■ **RAW DATA**
○ ○ ○ ○ ○

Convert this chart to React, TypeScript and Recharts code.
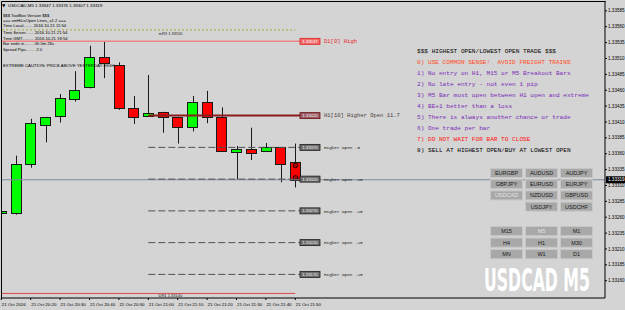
import React from 'react';
import { ComposedChart, Bar, XAxis, YAxis, ReferenceLine, ReferenceDot } from 'recharts';

const symbol = 'USDCAD';
const period = 'M5';
const times = ['20:10','20:15','20:20','20:25','20:30','20:35','20:40','20:45','20:50','20:55','21:00','21:05','21:10','21:15','21:20','21:25','21:30','21:35','21:40','21:45','21:50'];
const opens  = [1.33267,1.33267,1.33344,1.33406,1.33418,1.33447,1.33465,1.33513,1.33500,1.33432,1.33419,1.33426,1.33418,1.33402,1.33441,1.33418,1.33364,1.33367,1.33364,1.33370,1.33347];
const highs  = [1.33272,1.33357,1.33415,1.33418,1.33454,1.33490,1.33530,1.33537,1.33504,1.33451,1.33484,1.33426,1.33418,1.33451,1.33459,1.33433,1.33372,1.33401,1.33377,1.33370,1.33376];
const lows   = [1.33264,1.33264,1.33338,1.33378,1.33409,1.33442,1.33463,1.33479,1.33429,1.33407,1.33419,1.33393,1.33376,1.33395,1.33408,1.33365,1.33319,1.33350,1.33364,1.33315,1.33307];
const closes = [1.33270,1.33344,1.33409,1.33418,1.33447,1.33461,1.33513,1.33504,1.33432,1.33418,1.33424,1.33418,1.33402,1.33441,1.33418,1.33365,1.33368,1.33361,1.33370,1.33344,1.33319];

const xTicks = [0,2,4,6,8,10,12,14,16,18,20];
const xTickLabels = ['21 Oct 2016','21 Oct 20:20','21 Oct 20:30','21 Oct 20:40','21 Oct 20:50','21 Oct 21:00','21 Oct 21:10','21 Oct 21:20','21 Oct 21:30','21 Oct 21:40','21 Oct 21:50'];
const yTicks = [1.33160,1.33185,1.33210,1.33235,1.33260,1.33285,1.33310,1.33335,1.33360,1.33385,1.33410,1.33435,1.33460,1.33485,1.33510,1.33535,1.33560,1.33585];

const mR3 = 1.33555;
const d1High = 1.33537;
const h1Open = 1.33420;
const h1Label = 'H1[10] Higher Open 11.7';
const higherOpens = [1.33370,1.33320,1.33270,1.33220,1.33170];
const higherLabels = ['Higher Open -5','Higher Open -10','Higher Open -15','Higher Open -20','Higher Open -25'];
const dr1 = 1.33140;
const bid = 1.33319;
const h1StartBar = 10;
const lineEndBar = 20.32;
const lastBar = 20;

const infoLines = ['$$$ ToolBox Version $$$','=== smHiLoOpen Lines_v1.2 ===','Time Local........ 2016.10.21 11:54','Time Server....... 2016.10.21 21:54','Time GMT.......... 2016.10.21 18:54','Bar ends in........ 0h 0m 26s','Spread Pips........ 2.0'];
const cautionText = 'EXTREME CAUTION: PRICE ABOVE YESTERDAY HIGH';
const rules = ['$$$ HIGHEST OPEN/LOWEST OPEN TRADE $$$','0) USE COMMON SENSE!  AVOID FREIGHT TRAINS','1) No entry on H1, M15 or M5 Breakout Bars','2) No late entry - not even 1 pip','3) M5 Bar must open between H1 open and extreme','4) BE+1 better than a loss','5) There is always another chance or trade','6) One trade per bar','7) DO NOT WAIT FOR BAR TO CLOSE','8) SELL AT HIGHEST OPEN/BUY AT LOWEST OPEN'];
const ruleColors = ['#000000','#ff4a1c','#7a2ab8','#7a2ab8','#7a2ab8','#7a2ab8','#7a2ab8','#7a2ab8','#ff1010','#000000'];
const pairButtons = [['EURGBP','AUDUSD','AUDJPY'],['GBPJPY','EURUSD','EURJPY'],['USDCAD','NZDUSD','GBPUSD'],['','USDJPY','USDCHF']];
const tfButtons = [['M15','M5','M1'],['H4','H1','M30'],['MN','W1','D1']];

const data = times.map((t, i) => ({ i, t, o: opens[i], h: highs[i], l: lows[i], c: closes[i] }));

const xMin = 0.048;
const xMax = 41.07;
const yMin = 1.331328;
const yMax = 1.336005;

const Candle = (props: any) => {
  const { x, y, width, height, payload } = props;
  const { o, h, l, c, i } = payload;
  const py = (v: number) => y + ((h - v) / (h - l)) * height;
  const cx = Math.round(x + width / 2) + 0.5;
  const top = py(Math.max(o, c));
  const bot = py(Math.min(o, c));
  const up = c >= o;
  const bx = Math.round(x) + 0.5;
  const bw = Math.round(width) - 1;
  return (
    <g>
      <line x1={cx} x2={cx} y1={y} y2={y + height} stroke="#1a1a1a" strokeWidth={1} />
      <rect x={bx} y={Math.round(top) + 0.5} width={bw} height={Math.max(Math.round(bot - top), 1)} fill={up ? '#00ff00' : '#ff0000'} stroke="#1a1a1a" strokeWidth={1} />
      {i === lastBar ? (
        <g>
          <circle cx={cx} cy={top + 3.5} r={2.3} fill="#b00000" stroke="#000" strokeWidth={0.8} />
          <circle cx={cx} cy={bot - 2} r={2.3} fill="#b00000" stroke="#000" strokeWidth={0.8} />
        </g>
      ) : null}
    </g>
  );
};

const XTick = (props: any) => {
  const { x, y, payload } = props;
  const idx = xTicks.indexOf(payload.value);
  return (
    <text x={x + 0.5} y={y + 3.5} fontSize={4.4} fontFamily="Liberation Sans, Arial, sans-serif" fill="#000" textAnchor="start">
      {xTickLabels[idx]}
    </text>
  );
};

const boxLabel = (value: number, text: string, boxFill: string, boxStroke: string, textFill: string, labelFill: string, labelSize: number) => (p: any) => {
  const { cx, cy } = p;
  return (
    <g>
      <rect x={cx} y={cy - 3} width={20} height={6} fill={boxFill} stroke={boxStroke} strokeWidth={0.8} />
      <text x={cx + 10} y={cy + 1.6} fontSize={4.3} fontFamily="Liberation Sans, Arial, sans-serif" fill={textFill} textAnchor="middle">
        {value.toFixed(5)}
      </text>
      <text x={cx + 24} y={cy + 1.8} fontSize={labelSize} fontFamily="Liberation Mono, Courier New, monospace" fill={labelFill}>
        {text}
      </text>
    </g>
  );
};

const bidBox = (p: any) => {
  const { cx, cy } = p;
  return (
    <g>
      <rect x={cx + 1} y={cy - 3.5} width={19} height={7} fill="#000" />
      <text x={cx + 3} y={cy + 1.6} fontSize={4.6} fontFamily="Liberation Sans, Arial, sans-serif" fill="#fff">
        {bid.toFixed(5)}
      </text>
    </g>
  );
};

const textLabel = (text: string, dx: number, dy: number) => (p: any) => {
  const { cx, cy } = p;
  return (
    <text x={cx + dx} y={cy + dy} fontSize={4} fontFamily="Liberation Sans, Arial, sans-serif" fill="#222">
      {text}
    </text>
  );
};

export default function App() {
  const last = data[data.length - 1];
  const header = `${symbol},${period}  ${last.o.toFixed(5)} ${last.h.toFixed(5)} ${last.l.toFixed(5)} ${last.c.toFixed(5)}`;
  return (
    <div style={{ position: 'absolute', left: 0, top: 0, width: 625, height: 310, background: '#d4d4d4', overflow: 'hidden' }}>
      <ComposedChart width={625} height={310} data={data} margin={{ top: 1, right: 0, bottom: 0, left: 2 }}>
        <XAxis
          type="number"
          dataKey="i"
          domain={[xMin, xMax]}
          ticks={xTicks}
          allowDataOverflow
          height={12}
          tickSize={2}
          tickLine={{ stroke: '#000' }}
          axisLine={{ stroke: '#000' }}
          tick={<XTick />}
          interval={0}
        />
        <YAxis
          orientation="right"
          type="number"
          domain={[yMin, yMax]}
          ticks={yTicks}
          allowDataOverflow
          width={20}
          tickSize={2}
          tickMargin={1}
          tickLine={{ stroke: '#000' }}
          axisLine={{ stroke: '#000' }}
          tick={{ fontSize: 4.6, fill: '#000', fontFamily: 'Liberation Sans, Arial, sans-serif' }}
          tickFormatter={(v: number) => v.toFixed(5)}
          interval={0}
        />
        <ReferenceLine y={bid} stroke="#7d8c9c" strokeWidth={1} ifOverflow="visible" />
        <ReferenceLine segment={[{ x: xMin, y: mR3 }, { x: lastBar, y: mR3 }]} stroke="#a8a838" strokeDasharray="2 2" ifOverflow="visible" />
        <ReferenceLine segment={[{ x: xMin, y: d1High }, { x: lineEndBar, y: d1High }]} stroke="#ef8484" strokeWidth={1.5} ifOverflow="visible" />
        <ReferenceLine segment={[{ x: xMin, y: dr1 }, { x: lastBar, y: dr1 }]} stroke="#e04848" strokeWidth={1} ifOverflow="visible" />
        {higherOpens.map((v, k) => (
          <ReferenceLine key={'ho' + k} segment={[{ x: h1StartBar, y: v }, { x: lineEndBar, y: v }]} stroke="#505050" strokeDasharray="7 3" ifOverflow="visible" />
        ))}
        <Bar dataKey={(d: any) => [d.l, d.h]} barSize={11} shape={Candle} isAnimationActive={false} />
        <ReferenceLine segment={[{ x: h1StartBar, y: h1Open }, { x: lineEndBar, y: h1Open }]} stroke="#8a1c1c" strokeWidth={2} ifOverflow="visible" />
        <ReferenceDot x={lineEndBar} y={d1High} r={0} ifOverflow="visible" shape={boxLabel(d1High, 'D1[0] High', '#f06a6a', '#e02020', '#ffffff', '#e82828', 5.5)} />
        <ReferenceDot x={lineEndBar} y={h1Open} r={0} ifOverflow="visible" shape={boxLabel(h1Open, h1Label, '#9a5a66', '#6a1010', '#f0f0f0', '#4a3a3a', 5.5)} />
        {higherOpens.map((v, k) => (
          <ReferenceDot key={'hd' + k} x={lineEndBar} y={v} r={0} ifOverflow="visible" shape={boxLabel(v, higherLabels[k], '#6e6e6e', '#1a1a1a', '#eeeeee', '#111', 4.3)} />
        ))}
        <ReferenceDot x={10.7} y={mR3} r={0} ifOverflow="visible" shape={textLabel('mR3  ' + mR3.toFixed(5), 0, 4.8)} />
        <ReferenceDot x={10.7} y={dr1} r={0} ifOverflow="visible" shape={textLabel('DR1  ' + dr1.toFixed(5), 0, 3.8)} />
        <ReferenceDot x={xMax} y={bid} r={0} ifOverflow="visible" shape={bidBox} />
      </ComposedChart>
      <svg width={625} height={310} style={{ position: 'absolute', left: 0, top: 0, pointerEvents: 'none' }}>
        <line x1={1.5} x2={605.5} y1={1.5} y2={1.5} stroke="#000" />
        <line x1={1.5} x2={1.5} y1={1.5} y2={298.5} stroke="#000" />
        <text x={2} y={6.6} fontSize={4.4} fontFamily="DejaVu Sans, sans-serif" fill="#000">▼</text>
        <text x={8} y={6.6} fontSize={4.4} fontFamily="Liberation Sans, Arial, sans-serif" fill="#000">{header}</text>
        {infoLines.map((s, k) => (
          <text key={'in' + k} x={3} y={[17.2, 22.2, 27.2, 34.2, 39.5, 44.8, 50.5][k]} fontSize={4.2} fontFamily="Liberation Sans, Arial, sans-serif" fill="#000">{s}</text>
        ))}
        <text x={3} y={66.5} fontSize={4.3} fontFamily="Liberation Sans, Arial, sans-serif" fill="#000">{cautionText}</text>
        {rules.map((s, k) => (
          <text key={'r' + k} x={417} y={[52.8, 64, 75.3, 86, 97, 108, 119, 130.3, 141, 151.7][k]} fontSize={6.1} fontFamily="Liberation Mono, Courier New, monospace" fill={ruleColors[k]} xmlSpace="preserve" style={{ whiteSpace: 'pre' }}>{s}</text>
        ))}
        {pairButtons.map((row, r) => row.map((b, c) => b ? (
          <g key={'pb' + r + c}>
            <rect x={490.5 + c * 35} y={168.5 + r * 11.2} width={32} height={9} fill="#a8a8a8" stroke="#c6c6c6" strokeWidth={1} />
            <text x={506.5 + c * 35} y={175 + r * 11.2} fontSize={5.5} textAnchor="middle" fontFamily="Liberation Sans, Arial, sans-serif" fill={b === symbol ? '#e4e4e4' : '#1a1a1a'}>{b}</text>
          </g>
        ) : null))}
        {tfButtons.map((row, r) => row.map((b, c) => (
          <g key={'tb' + r + c}>
            <rect x={490.5 + c * 35} y={226.5 + r * 11.5} width={32} height={9.2} fill="#a8a8a8" stroke="#c6c6c6" strokeWidth={1} />
            <text x={506.5 + c * 35} y={233.2 + r * 11.5} fontSize={5.5} textAnchor="middle" fontFamily="Liberation Sans, Arial, sans-serif" fill={b === period ? '#e4e4e4' : '#1a1a1a'}>{b}</text>
          </g>
        )))}
        <g transform="translate(484,290.5) scale(0.76,1.4)">
          <text x={0} y={0} fontSize={23} fontWeight="bold" fontFamily="DejaVu Sans Condensed, sans-serif" fill="#ffffff">{symbol + ' ' + period}</text>
        </g>
      </svg>
    </div>
  );
}
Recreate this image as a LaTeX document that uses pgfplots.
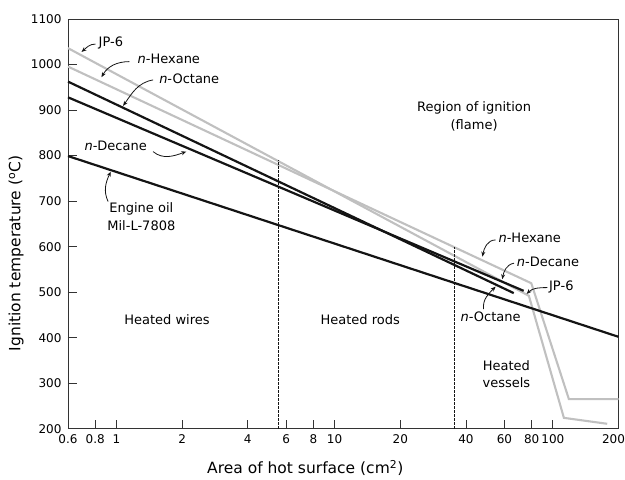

○ ○ ○ ○ ○

■ **REQUIREMENT**
Only the lines from the top of the records through the line with "YAxis, ReferenceLine, ReferenceDot" belong in the copy; write them out exactly, leaving out pictures.

■ **OUTPUT FOR THIS EXERCISE**
Convert this chart to React, TypeScript and Recharts code.
import React from 'react';
import { ComposedChart, Bar, XAxis, YAxis, ReferenceLine, ReferenceDot } from 'recharts';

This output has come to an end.